L'Âne mort et la femme guillotinée, par Jules Janin, paraît chez Baudouin sans nom d’auteur, le 2 mai 1829, suscitant immédiatement un compte rendu dans la Revue de Paris :
« C’était dans la plaine de Vanvres [Vanves] : un jeune homme rencontre une jeune fille montée sur un âne, c’est de cet âne et de cette jeune fille qu’il suit et qu’il raconte l’horrible destinée, l’âne meurt sous la dent des chiens à la barrière du combat, la jeune fille sous le couteau de la guillotine à la place de Grève. Toutefois, pour préparer ce dénouement, l’auteur nous donne le spectacle de toutes les scènes de prostitution où figure son héroïne. Il faut traverser avec elle la Morgue, les maisons de débauche, la prison, la place de Grève, pour s’arrêter enfin au cimetière de Clamart. On trouve un grand talent d’écrivain et surtout beaucoup d’esprit dans ce singulier livre ; on dirait que l’auteur avait parié à l’avance de faire de l’horrible à volonté, sans se gêner, et seulement avec de l’esprit. L’Âne mort et la Femme guillotinée obtiennent un grand succès ; un homme de talent a beau faire, il lui est toujours difficile de ne pas réussir » (Bulletin bibliographique de la littérature française et des arts, Revue de Paris, 1829, t. II, p. 60).


Jules Janin, reproduit par Tony Johannot.

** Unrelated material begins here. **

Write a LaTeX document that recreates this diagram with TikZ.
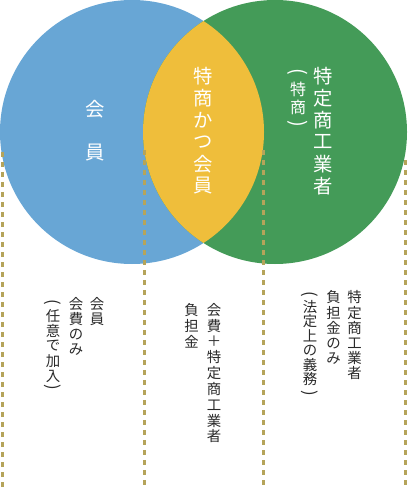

Jules Janin étant rédacteur à la Revue de Paris, l’article, sans doute rédigé par lui-même, ne pouvait être qu’élogieux, mais l’avenir ne le démentit point car le livre, en deux volumes in-12, ornés de deux vignettes de Devéria gravées par Porret, eut, au dix-neuvième siècle, plusieurs éditions. Après l’inévitable contrefaçon belge (Bruxelles, H. Dumont et Compagnie, 1829), L'Âne mort et la femme guillotinée parut à Paris chez Delangle frères (1830), A. Mesnier (1832), Ambroise Dupont (1838), H.-L. Delloye (1841 ; 1845, sous le titre abrégé, L’Âne mort), Ernest Bourdin (1842). Le titre original réapparaît en 1853 dans une édition de la "Bibliothèque choisie", en 1858, 1860, 1861 chez A. Delahays, chez Michel Lévy frères en 1860 puis en 1865 dans une nouvelle édition, intitulée L’Âne mort. La plus belle édition est, grâce à Tony Johannot, celle de 1842, chez Ernest Bourdin : L’Âne mort, par Jules Janin, édition illustrée par Tony Johannot, 17 x 26 cm. Elle offre en frontispice un portrait de Janin (donné ci-dessus)  et en vis-à-vis celui, très romantique, de l’héroïne, Henriette, entourée de petites illustrations évoquant des épisodes du livre, une vignette de titre, de nombreuses illustrations harmonieusement disposées dans le texte imprimé (les illustrations suivantes viennent de cette édition).


Henriette vient de tuer son violeur, ce pour quoi elle sera guillotinée (Tony Johannot).
Signe du succès, ce livre au genre mal défini fit apparaître deux vaudevilles et un drame : L'Ane mort et la femme guillotinée, folie-vaudeville en trois actes, par MM. Simonnin et Théodore N*** [Th. Nézel] représentée pour la première fois à Paris, sur le théâtre du Panthéon, le 28 juin 1832, et bien plus tard, le 15 novembre 1895, au Concert de la Pépinière, L'Ane mort et le pince-nez, comédie-vaudeville en un acte, par Guy de Téramond. Au théâtre de la Gaîté, le 18 juin 1853, on représentait L'Ane mort, drame en cinq actes, avec un prologue et un épilogue, par MM. Théodore Barrière et Adolphe Jaime.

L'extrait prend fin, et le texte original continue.